Data extract:
---
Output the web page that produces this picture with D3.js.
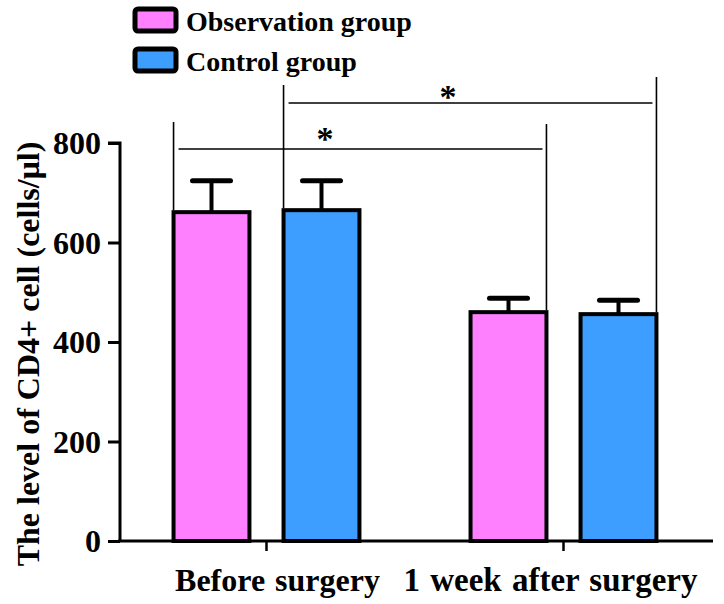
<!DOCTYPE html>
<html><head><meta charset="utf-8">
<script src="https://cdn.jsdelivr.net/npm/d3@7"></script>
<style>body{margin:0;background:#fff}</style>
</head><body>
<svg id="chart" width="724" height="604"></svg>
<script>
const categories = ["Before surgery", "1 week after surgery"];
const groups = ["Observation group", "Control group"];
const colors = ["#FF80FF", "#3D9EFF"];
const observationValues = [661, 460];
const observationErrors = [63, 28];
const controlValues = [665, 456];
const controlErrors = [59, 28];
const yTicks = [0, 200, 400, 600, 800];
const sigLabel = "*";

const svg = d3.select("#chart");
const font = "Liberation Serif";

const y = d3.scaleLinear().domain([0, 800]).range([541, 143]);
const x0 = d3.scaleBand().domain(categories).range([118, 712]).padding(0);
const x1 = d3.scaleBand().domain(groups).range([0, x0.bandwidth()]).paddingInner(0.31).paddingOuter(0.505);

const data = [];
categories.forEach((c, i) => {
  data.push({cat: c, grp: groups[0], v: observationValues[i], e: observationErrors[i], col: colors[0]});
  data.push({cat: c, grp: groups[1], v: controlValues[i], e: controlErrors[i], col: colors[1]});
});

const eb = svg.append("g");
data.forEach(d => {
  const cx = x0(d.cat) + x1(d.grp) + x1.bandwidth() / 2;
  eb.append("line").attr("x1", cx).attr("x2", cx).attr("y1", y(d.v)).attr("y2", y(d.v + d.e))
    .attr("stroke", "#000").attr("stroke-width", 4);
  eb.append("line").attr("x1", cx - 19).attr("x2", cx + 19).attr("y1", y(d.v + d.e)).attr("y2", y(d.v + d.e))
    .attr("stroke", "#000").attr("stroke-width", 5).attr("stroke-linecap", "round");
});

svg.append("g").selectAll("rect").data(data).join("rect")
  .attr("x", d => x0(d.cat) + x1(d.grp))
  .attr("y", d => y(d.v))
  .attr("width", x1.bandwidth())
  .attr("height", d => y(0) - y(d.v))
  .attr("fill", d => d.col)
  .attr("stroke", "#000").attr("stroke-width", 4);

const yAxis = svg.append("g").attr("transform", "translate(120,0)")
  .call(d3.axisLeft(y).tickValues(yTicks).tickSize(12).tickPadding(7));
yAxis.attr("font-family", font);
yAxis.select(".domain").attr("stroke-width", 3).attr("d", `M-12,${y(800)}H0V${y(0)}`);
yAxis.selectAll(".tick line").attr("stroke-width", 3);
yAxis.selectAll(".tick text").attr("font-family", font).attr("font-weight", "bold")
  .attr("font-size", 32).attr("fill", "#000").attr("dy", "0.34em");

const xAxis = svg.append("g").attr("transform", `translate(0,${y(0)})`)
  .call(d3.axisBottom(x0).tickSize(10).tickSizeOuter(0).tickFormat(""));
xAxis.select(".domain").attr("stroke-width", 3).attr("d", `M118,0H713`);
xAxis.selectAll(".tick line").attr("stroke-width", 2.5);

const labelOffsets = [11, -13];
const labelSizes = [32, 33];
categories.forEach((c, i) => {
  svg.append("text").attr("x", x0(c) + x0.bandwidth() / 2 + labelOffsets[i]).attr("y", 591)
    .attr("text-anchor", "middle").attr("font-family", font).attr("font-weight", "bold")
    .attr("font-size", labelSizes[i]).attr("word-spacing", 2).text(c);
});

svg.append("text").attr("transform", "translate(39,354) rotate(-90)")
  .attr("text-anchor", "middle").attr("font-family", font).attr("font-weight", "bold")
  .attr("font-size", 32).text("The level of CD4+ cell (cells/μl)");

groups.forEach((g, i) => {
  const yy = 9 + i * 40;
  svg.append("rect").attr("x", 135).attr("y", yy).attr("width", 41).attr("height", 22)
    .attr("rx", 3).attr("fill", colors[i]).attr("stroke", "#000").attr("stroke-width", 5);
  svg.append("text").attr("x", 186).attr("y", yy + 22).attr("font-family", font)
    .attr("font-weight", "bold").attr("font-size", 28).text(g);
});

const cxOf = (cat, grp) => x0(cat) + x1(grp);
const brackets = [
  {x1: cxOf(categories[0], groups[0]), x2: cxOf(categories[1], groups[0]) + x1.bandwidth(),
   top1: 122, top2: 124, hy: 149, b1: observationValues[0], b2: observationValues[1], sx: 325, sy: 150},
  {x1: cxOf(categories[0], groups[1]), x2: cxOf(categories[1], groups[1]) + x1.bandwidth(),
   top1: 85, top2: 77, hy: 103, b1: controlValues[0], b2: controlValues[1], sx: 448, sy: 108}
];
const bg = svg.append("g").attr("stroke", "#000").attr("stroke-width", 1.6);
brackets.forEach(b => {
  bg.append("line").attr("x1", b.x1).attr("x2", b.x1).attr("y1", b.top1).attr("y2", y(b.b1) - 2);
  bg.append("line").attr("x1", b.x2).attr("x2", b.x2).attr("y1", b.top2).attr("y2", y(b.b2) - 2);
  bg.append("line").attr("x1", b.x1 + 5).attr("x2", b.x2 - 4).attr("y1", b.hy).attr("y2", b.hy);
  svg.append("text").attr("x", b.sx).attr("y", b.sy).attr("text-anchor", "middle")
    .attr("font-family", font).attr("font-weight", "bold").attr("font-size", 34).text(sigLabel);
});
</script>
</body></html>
---
What to work on: Repeat the material above in full and unchanged, minus its images.

Result of the exercise:
Output the web page that produces this picture with D3.js.
<!DOCTYPE html>
<html><head><meta charset="utf-8">
<script src="https://cdn.jsdelivr.net/npm/d3@7"></script>
<style>body{margin:0;background:#fff}</style>
</head><body>
<svg id="chart" width="724" height="604"></svg>
<script>
const categories = ["Before surgery", "1 week after surgery"];
const groups = ["Observation group", "Control group"];
const colors = ["#FF80FF", "#3D9EFF"];
const observationValues = [661, 460];
const observationErrors = [63, 28];
const controlValues = [665, 456];
const controlErrors = [59, 28];
const yTicks = [0, 200, 400, 600, 800];
const sigLabel = "*";

const svg = d3.select("#chart");
const font = "Liberation Serif";

const y = d3.scaleLinear().domain([0, 800]).range([541, 143]);
const x0 = d3.scaleBand().domain(categories).range([118, 712]).padding(0);
const x1 = d3.scaleBand().domain(groups).range([0, x0.bandwidth()]).paddingInner(0.31).paddingOuter(0.505);

const data = [];
categories.forEach((c, i) => {
  data.push({cat: c, grp: groups[0], v: observationValues[i], e: observationErrors[i], col: colors[0]});
  data.push({cat: c, grp: groups[1], v: controlValues[i], e: controlErrors[i], col: colors[1]});
});

const eb = svg.append("g");
data.forEach(d => {
  const cx = x0(d.cat) + x1(d.grp) + x1.bandwidth() / 2;
  eb.append("line").attr("x1", cx).attr("x2", cx).attr("y1", y(d.v)).attr("y2", y(d.v + d.e))
    .attr("stroke", "#000").attr("stroke-width", 4);
  eb.append("line").attr("x1", cx - 19).attr("x2", cx + 19).attr("y1", y(d.v + d.e)).attr("y2", y(d.v + d.e))
    .attr("stroke", "#000").attr("stroke-width", 5).attr("stroke-linecap", "round");
});

svg.append("g").selectAll("rect").data(data).join("rect")
  .attr("x", d => x0(d.cat) + x1(d.grp))
  .attr("y", d => y(d.v))
  .attr("width", x1.bandwidth())
  .attr("height", d => y(0) - y(d.v))
  .attr("fill", d => d.col)
  .attr("stroke", "#000").attr("stroke-width", 4);

const yAxis = svg.append("g").attr("transform", "translate(120,0)")
  .call(d3.axisLeft(y).tickValues(yTicks).tickSize(12).tickPadding(7));
yAxis.attr("font-family", font);
yAxis.select(".domain").attr("stroke-width", 3).attr("d", `M-12,${y(800)}H0V${y(0)}`);
yAxis.selectAll(".tick line").attr("stroke-width", 3);
yAxis.selectAll(".tick text").attr("font-family", font).attr("font-weight", "bold")
  .attr("font-size", 32).attr("fill", "#000").attr("dy", "0.34em");

const xAxis = svg.append("g").attr("transform", `translate(0,${y(0)})`)
  .call(d3.axisBottom(x0).tickSize(10).tickSizeOuter(0).tickFormat(""));
xAxis.select(".domain").attr("stroke-width", 3).attr("d", `M118,0H713`);
xAxis.selectAll(".tick line").attr("stroke-width", 2.5);

const labelOffsets = [11, -13];
const labelSizes = [32, 33];
categories.forEach((c, i) => {
  svg.append("text").attr("x", x0(c) + x0.bandwidth() / 2 + labelOffsets[i]).attr("y", 591)
    .attr("text-anchor", "middle").attr("font-family", font).attr("font-weight", "bold")
    .attr("font-size", labelSizes[i]).attr("word-spacing", 2).text(c);
});

svg.append("text").attr("transform", "translate(39,354) rotate(-90)")
  .attr("text-anchor", "middle").attr("font-family", font).attr("font-weight", "bold")
  .attr("font-size", 32).text("The level of CD4+ cell (cells/μl)");

groups.forEach((g, i) => {
  const yy = 9 + i * 40;
  svg.append("rect").attr("x", 135).attr("y", yy).attr("width", 41).attr("height", 22)
    .attr("rx", 3).attr("fill", colors[i]).attr("stroke", "#000").attr("stroke-width", 5);
  svg.append("text").attr("x", 186).attr("y", yy + 22).attr("font-family", font)
    .attr("font-weight", "bold").attr("font-size", 28).text(g);
});

const cxOf = (cat, grp) => x0(cat) + x1(grp);
const brackets = [
  {x1: cxOf(categories[0], groups[0]), x2: cxOf(categories[1], groups[0]) + x1.bandwidth(),
   top1: 122, top2: 124, hy: 149, b1: observationValues[0], b2: observationValues[1], sx: 325, sy: 150},
  {x1: cxOf(categories[0], groups[1]), x2: cxOf(categories[1], groups[1]) + x1.bandwidth(),
   top1: 85, top2: 77, hy: 103, b1: controlValues[0], b2: controlValues[1], sx: 448, sy: 108}
];
const bg = svg.append("g").attr("stroke", "#000").attr("stroke-width", 1.6);
brackets.forEach(b => {
  bg.append("line").attr("x1", b.x1).attr("x2", b.x1).attr("y1", b.top1).attr("y2", y(b.b1) - 2);
  bg.append("line").attr("x1", b.x2).attr("x2", b.x2).attr("y1", b.top2).attr("y2", y(b.b2) - 2);
  bg.append("line").attr("x1", b.x1 + 5).attr("x2", b.x2 - 4).attr("y1", b.hy).attr("y2", b.hy);
  svg.append("text").attr("x", b.sx).attr("y", b.sy).attr("text-anchor", "middle")
    .attr("font-family", font).attr("font-weight", "bold").attr("font-size", 34).text(sigLabel);
});
</script>
</body></html>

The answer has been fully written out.